Copyright Thieves and the DMCA

29 Sep

   A lot of people hate on the DMCA (Digital Millennium Copyright Act), and I agree that it does have it’s flaws.  However, I have found it to be quite useful when people steal and re-upload my videos to YouTube.  I spend a lot of time making videos, so as you can imagine, I am very frustrated when someone downloads my videos and re-uploads them as their own.  In such a case, I utilize the DMCA to remove that content quickly and easily.

     YouTube has an easy method for taking down videos. You simply submit a DMCA take-down request, and the content is removed.  The request is a legal document, and filing a false DMCA take-down is punishable by law.  In the event that someone files a false or incorrect DMCA take-down request, you can file a counter-DMCA take-down  and the only response to a Counter-DMCA request is a lawsuit.  I’ve never had to file a counter-DMCA take-down, and no one has filed one against me.

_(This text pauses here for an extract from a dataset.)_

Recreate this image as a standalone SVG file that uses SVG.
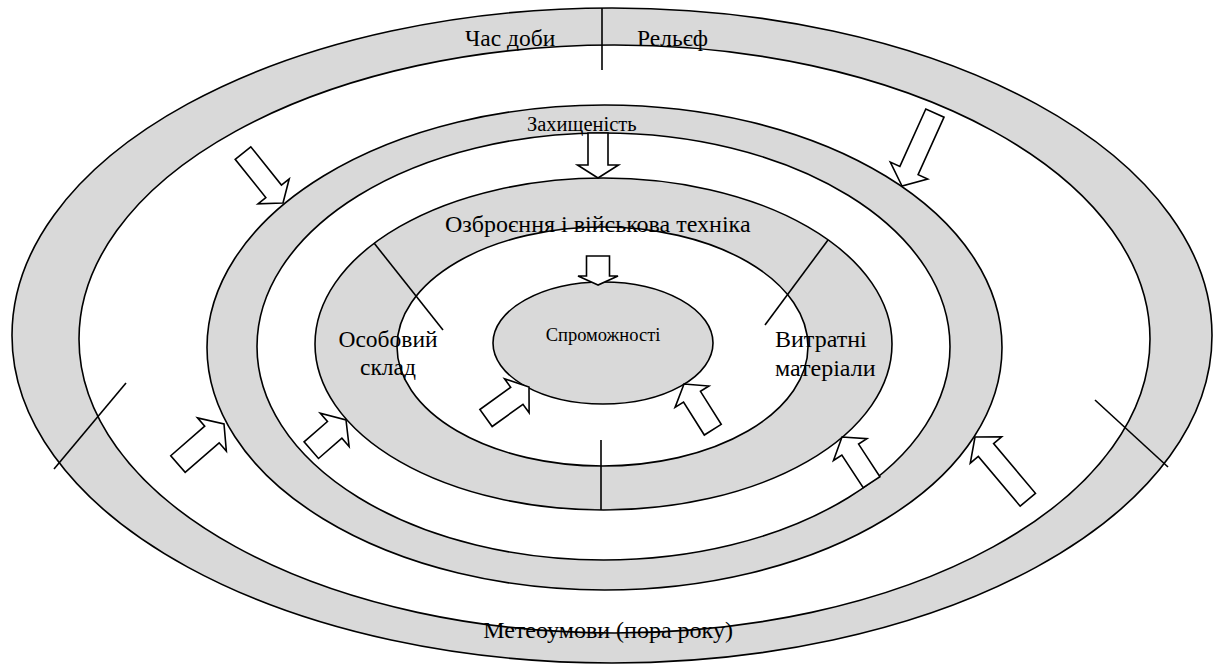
<svg xmlns="http://www.w3.org/2000/svg" width="1215" height="666" viewBox="0 0 1215 666">
<style>
.g{fill:#d9d9d9;stroke:#000;stroke-width:1.6}
.w{fill:#fff;stroke:#000;stroke-width:1.6}
.ln{stroke:#000;stroke-width:1.6;fill:none}
.arr{fill:#fff;stroke:#000;stroke-width:1.6;stroke-linejoin:miter}
.t{font-family:"Liberation Serif","Times New Roman",serif;fill:#000}
</style>
<rect width="1215" height="666" fill="#fff"/>
<g id="ring-outer">
<ellipse class="g" cx="612" cy="335.5" rx="600" ry="327.5"/>
<ellipse class="w" cx="614.5" cy="339" rx="535.5" ry="294"/>
</g>
<g id="ring-protection">
<ellipse class="g" cx="604.5" cy="347.5" rx="397.5" ry="242.5"/>
<ellipse class="w" cx="603.5" cy="346.5" rx="346.5" ry="213.5"/>
</g>
<g id="ring-resources">
<ellipse class="g" cx="603.5" cy="344" rx="288.5" ry="166"/>
<ellipse class="w" cx="602.5" cy="346.5" rx="205.5" ry="119.5"/>
</g>
<g id="core">
<ellipse class="g" cx="603" cy="343" rx="110" ry="61"/>
</g>
<g id="dividers">
<line class="ln" x1="602" y1="8" x2="602" y2="70"/>
<line class="ln" x1="601" y1="440" x2="601" y2="510"/>
<line class="ln" x1="374" y1="243" x2="443" y2="330"/>
<line class="ln" x1="828" y1="240" x2="765" y2="325"/>
<line class="ln" x1="126" y1="383" x2="54" y2="469"/>
<line class="ln" x1="1095" y1="400" x2="1168" y2="467"/>
</g>
<g id="connectors">
<path class="arr" transform="translate(598,178) rotate(180)" d="M0,0 L20.5,13 L10,13 L10,45 L-10,45 L-10,13 L-20.5,13 Z"/>
<path class="arr" transform="translate(598,285) rotate(180)" d="M0,0 L20,9 L11.5,9 L11.5,29 L-11.5,29 L-11.5,9 L-20,9 Z"/>
<path class="arr" transform="translate(283,203) rotate(141.3)" d="M0,0 L20,15 L10,15 L10,64 L-10,64 L-10,15 L-20,15 Z"/>
<path class="arr" transform="translate(902,186) rotate(-155.7)" d="M0,0 L20.5,17 L10,17 L10,80 L-10,80 L-10,17 L-20.5,17 Z"/>
<path class="arr" transform="translate(224,424) rotate(49)" d="M0,0 L22,16 L11,16 L11,61 L-11,61 L-11,16 L-22,16 Z"/>
<path class="arr" transform="translate(346,420) rotate(49)" d="M0,0 L22,15 L11,15 L11,46 L-11,46 L-11,15 L-22,15 Z"/>
<path class="arr" transform="translate(529,387) rotate(54.2)" d="M0,0 L21,15 L10.5,15 L10.5,53 L-10.5,53 L-10.5,15 L-21,15 Z"/>
<path class="arr" transform="translate(684,384) rotate(-32.2)" d="M0,0 L20,15 L10,15 L10,54 L-10,54 L-10,15 L-20,15 Z"/>
<path class="arr" transform="translate(842,437) rotate(-33.2)" d="M0,0 L20,15 L10,15 L10,54 L-10,54 L-10,15 L-20,15 Z"/>
<path class="arr" transform="translate(975,437) rotate(-40.1)" d="M0,0 L20.5,17 L10,17 L10,82 L-10,82 L-10,17 L-20.5,17 Z"/>
</g>
<g id="labels" class="t">
<text class="t" x="465" y="46" font-size="23.5">Час доби</text>
<text class="t" x="637" y="46" font-size="23.5">Рельєф</text>
<text class="t" x="527" y="131" font-size="20.5">Захищеність</text>
<text class="t" x="445" y="232" font-size="24">Озброєння і військова техніка</text>
<text class="t" x="388" y="347" font-size="23.5" text-anchor="middle">Особовий</text>
<text class="t" x="388" y="375" font-size="23.5" text-anchor="middle">склад</text>
<text class="t" x="775" y="347" font-size="24">Витратні</text>
<text class="t" x="775" y="376" font-size="24">матеріали</text>
<text class="t" x="603" y="341" font-size="18.5" text-anchor="middle">Спроможності</text>
<text class="t" x="608" y="638" font-size="24" text-anchor="middle">Метеоумови (пора року)</text>
</g>
</svg>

    I have had to submit over twenty DMCA take-downs over the last few months, and in every case it was someone who re-uploaded my video.  After I submit the request, the infringing video is taken down and they receive a copyright strike.  If they were to file a counter-DMCA notice (which would be perjury), I could sue them for a substantial amount of money.  One guy even had the audacity to upload five of my videos.  Well, I submitted five DMCA take-downs, and three strike is enough to get your account banned.